A good builder hands over the keys with a maintenance schedule and a defects-and-warranty document so the line between "your fault" and "our fault" is clear. If your builder doesn't do this, ask.

How to read your warranty section before signing

When reviewing the warranty section of a contract:

  • Look for the statutory references (Home Building Act 1989, HBC Fund) — these confirm the builder is operating within NSW law.
  • Check the extended warranty wording specifically — what is and isn't covered, what activates the warranty (defects must be reported in writing within X days, etc.), what voids it (modifications, unauthorised repairs).
  • Confirm the HBC certificate number is referenced in the contract or appended to it.
  • Note the defect notification period — usually 13 weeks post-handover for the formal defects period. Make sure you understand the difference between the defects liability period and the long-term warranty.

The Macan warranty

We offer:

  • The statutory NSW minimum: 6 years structural, 2 years non-structural
  • An additional 7-year structural warranty on top — voluntary, contractual
  • Valid HBC certificate for every build over $20,000
  • A 13-week formal defects period post-handover, plus ongoing maintenance support

We're confident enough in our engineering, soil investigation, and supervision to extend the structural warranty. That confidence comes from running fewer builds and watching every one of them carefully.

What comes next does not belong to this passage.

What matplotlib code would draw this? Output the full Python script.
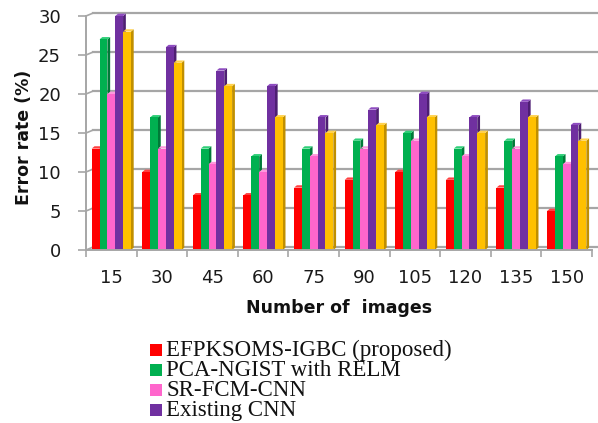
import matplotlib
matplotlib.use("Agg")
import matplotlib.pyplot as plt
from matplotlib.patches import Polygon, Rectangle
import numpy as np

# Number of images per test
categories = ["15", "30", "45", "60", "75", "90", "105", "120", "135", "150"]

# Error rate (%) for each method
efpksoms_igbc = [13, 10, 7, 7, 8, 9, 10, 9, 8, 5]
pca_ngist_relm = [27, 17, 13, 12, 13, 14, 15, 13, 14, 12]
sr_fcm_cnn = [20, 13, 11, 10, 12, 13, 14, 12, 13, 11]
existing_cnn = [30, 26, 23, 21, 17, 18, 20, 17, 19, 16]
fifth_method = [28, 24, 21, 17, 15, 16, 17, 15, 17, 14]

series = [efpksoms_igbc, pca_ngist_relm, sr_fcm_cnn, existing_cnn, fifth_method]
legend_labels = ["EFPKSOMS-IGBC (proposed)", "PCA-NGIST with RELM",
                 "SR-FCM-CNN", "Existing CNN"]

front_colors = ["#ff0000", "#00b050", "#ff66cc", "#7030a0", "#ffc000"]
side_colors = ["#b00000", "#007a38", "#c94aa0", "#4e1f73", "#c08f00"]
top_colors = ["#ff4040", "#2fcf78", "#ff99dd", "#8e4cc0", "#ffd24d"]

W, H = 598, 423
fig = plt.figure(figsize=(W / 100, H / 100), dpi=100)
x_left, x_right, y_zero, y_top = 86, 592, 250, 16
ax = fig.add_axes([x_left / W, 1 - y_zero / H, (x_right - x_left) / W, (y_zero - y_top) / H])

n = len(categories)
ax.set_xlim(-0.5, n - 0.5)
ax.set_ylim(0, 30)

grid_color = "#a6a6a6"
wall_dx, wall_dy = 0.13, 0.35
for v in range(0, 31, 5):
    ax.plot([-0.5 + wall_dx, n - 0.5 + 0.2], [v + wall_dy, v + wall_dy], color=grid_color,
            lw=1.6, clip_on=False, zorder=1)
    ax.plot([-0.5, -0.5 + wall_dx], [v, v + wall_dy], color=grid_color, lw=1.2,
            clip_on=False, zorder=1)

# 3D-style columns
bw = 0.155
dx, dy = 0.055, 0.3
x = np.arange(n)
for i, vals in enumerate(series):
    offs = (i - 2) * bw
    for xi, v in zip(x, vals):
        x0 = xi + offs - bw / 2
        x1 = x0 + bw
        ax.add_patch(Polygon([(x1, 0), (x1 + dx, dy), (x1 + dx, v + dy), (x1, v)],
                             closed=True, facecolor=side_colors[i], edgecolor="none",
                             zorder=2 + i * 0.1, clip_on=False))
        ax.add_patch(Polygon([(x0, v), (x0 + dx, v + dy), (x1 + dx, v + dy), (x1, v)],
                             closed=True, facecolor=top_colors[i], edgecolor="none",
                             zorder=2 + i * 0.1, clip_on=False))
        ax.add_patch(Rectangle((x0, 0), bw, v, facecolor=front_colors[i],
                               edgecolor="none", zorder=2.05 + i * 0.1, clip_on=False))

# axes lines and ticks
for s in ["top", "right"]:
    ax.spines[s].set_visible(False)
for s in ["left", "bottom"]:
    ax.spines[s].set_color(grid_color)
    ax.spines[s].set_linewidth(1.4)
ax.set_yticks(range(0, 31, 5))
ax.tick_params(axis="y", direction="out", length=6, width=1.2, color=grid_color,
               labelsize=13, pad=12, labelcolor="#1a1a1a")
ax.set_xticks(x)
ax.set_xticklabels(categories)
ax.set_xticks(np.arange(-0.5, n, 1.0), minor=True)
ax.tick_params(axis="x", which="major", length=0, labelsize=13, pad=14, labelcolor="#1a1a1a")
ax.tick_params(axis="x", which="minor", direction="out", length=5, width=1.2, color=grid_color)
for lab in ax.get_xticklabels() + ax.get_yticklabels():
    lab.set_family("DejaVu Sans")

fig.text(339 / W, 1 - 308 / H, "Number of  images", ha="center", va="center",
         fontsize=12.5, fontweight="bold", family="DejaVu Sans", color="#111111")
fig.text(24 / W, 1 - 137 / H, "Error rate (%)", ha="center", va="center",
         rotation=90, fontsize=12.5, fontweight="bold", family="DejaVu Sans", color="#111111")

# legend
for k, lab in enumerate(legend_labels):
    yc = 350 + 20 * k
    fig.patches.append(Rectangle((150 / W, 1 - (yc + 6) / H), 12 / W, 12 / H,
                                 transform=fig.transFigure, facecolor=front_colors[k],
                                 edgecolor="none"))
    fig.text(166 / W, 1 - yc / H, lab, ha="left", va="center", fontsize=16.5,
             family="Liberation Serif", color="#111111")

fig.savefig("out.png", dpi=100)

If you have a builder warranty clause in front of you and you'd like a second pair of eyes, get in touch. We're happy to walk through what to look for and what to flag.

Important caveat: This article is general information about NSW residential building warranties, not legal advice. The Home Building Act 1989 and associated regulations change periodically — check the current text at the NSW Fair Trading website or get advice from a building lawyer before relying on any warranty clause in a contract.

Frequently Asked

Questions on this topic

Under the Home Building Act 1989, NSW residential builders owe statutory warranties of 6 years for major (structural) defects and 2 years for non-major defects from completion. These cannot be contracted out of.